King-Meadows joined the UMass Boston administration just five months prior in September 2021, after the administration appointed him in favor of the faculty council’s other finalists, current professors Rajini Srikanth and Arindam Bandopadhyaya.

‘I had heard from a few people that they kind of wondered why this brand new dean — who wasn’t from the ed school and just got to UMass – why he had been named to lead the search,’ Melnick told GBH.

King-Meadows’ ‘role and responsibilities as the chair of a search committee are being scrutinized and challenged in ways that no other dean has experienced at UMass Boston,’ the email from the provost and chancellor read.

‘There’s no room for this behavior on our highly diverse campus, especially one that aspires to be the leading antiracist, health-promoting public research university.’

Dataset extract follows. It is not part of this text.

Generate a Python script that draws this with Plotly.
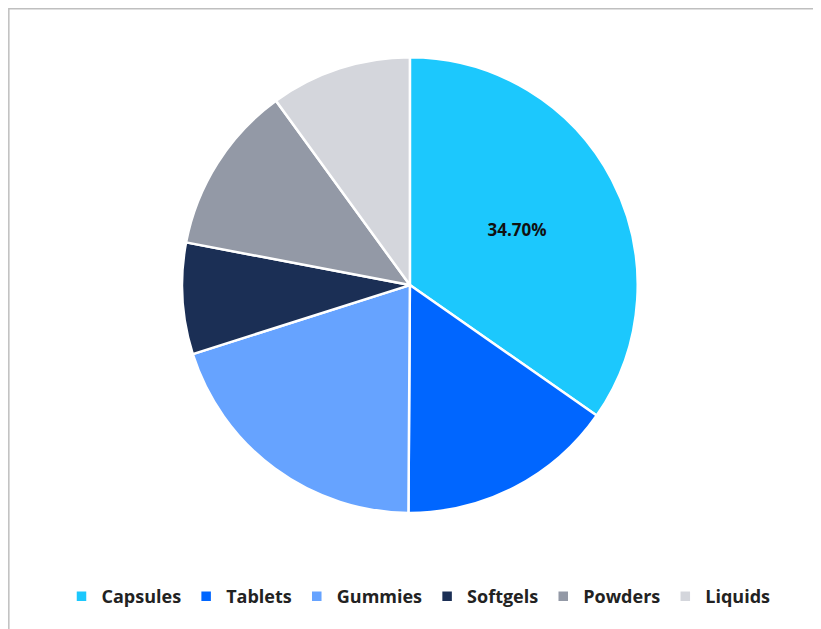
import plotly.graph_objects as go

labels = ["Capsules", "Tablets", "Gummies", "Softgels", "Powders", "Liquids"]
values = [34.7, 15.4, 20.0, 7.9, 12.0, 10.0]
colors = ["#1CC8FD", "#0066FF", "#66A3FF", "#1B2F55", "#9399A6", "#D4D6DC"]
shown = ["34.70%", "", "", "", "", ""]

fig = go.Figure(go.Pie(
    labels=labels,
    values=values,
    sort=False,
    direction="clockwise",
    rotation=0,
    marker=dict(colors=colors, line=dict(color="white", width=2.5)),
    text=shown,
    texttemplate="%{text}",
    textposition="inside",
    insidetextorientation="horizontal",
    textfont=dict(family="Open Sans", size=17, color="#111111", weight="bold"),
    domain=dict(x=[0.212, 0.767], y=[0.197, 0.922]),
    hoverinfo="label+percent",
))
fig.update_layout(
    width=821, height=629,
    margin=dict(l=0, r=0, t=0, b=0),
    paper_bgcolor="white",
    showlegend=True,
    legend=dict(
        orientation="h", x=0.5, xanchor="center", y=0.035, yanchor="bottom",
        font=dict(family="Open Sans", size=18, color="#222222", weight="bold"),
        itemwidth=30,
    ),
    shapes=[dict(type="rect", xref="paper", yref="paper", x0=0.001, y0=0.001,
                 x1=0.999, y1=0.999, line=dict(color="#BFBFBF", width=1.5))],
)
fig.write_html("out.html")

‘We stand in solidarity with Dean King-Meadows and all our African American and Black colleagues at the university. And let us be perfectly clear: We have full confidence in Dean King-Meadows to lead this search.’

As of April, Suárez-Orozco and Berger are in talks with the UMass Boston faculty council to resolve the issue.

Melnick maintains that his remarks had no racial intention, and that the administration’s accusations are motivated by criticisms he has made in the past about the teeth of their own anti-racist policies on campus.

In a March interview with the UMass Boston student newspaper, The Mass Media, Melnick pointed to comments he has made about the administration in his weekly Faculty Staff Union newsletter, ‘The Point,’ and said that the administration has tried to silence him for them before.

‘When our provost first met with my union’s president after taking the job, the provost directly asked him to see if he could get me to tone down my criticisms of the administration,’ Melnick told The Mass Media.

In a February letter to the chancellor and the provost, the UMass Boston graduate student union (known as GEO) denounced the accusations of racism and supported Melnick’s assertions that race was being used as a retaliatory tool of control.

‘This charge of racism was levied [by the chancellor and provost] to shield themselves from criticism of their leadership practices. In doing so, they used racist tropes to discourage faculty from speaking out about leadership practices.’

In February, the UMass Boston graduate student union (known as GEO) sent a letter to the chancellor and the provost

‘As a white person committed to anti-racist work I welcome each and every opportunity to think about how systemic racism works and what part I might play in its reproduction,’ Melnick told The Mass Media.

‘So personally, I welcome this chance to keep on doing this work – even if the opportunity to do so was presented by two powerful administrators who put me on blast to the entire extended UMass Boston community without making any effort to first contact the Faculty Council leadership or me.’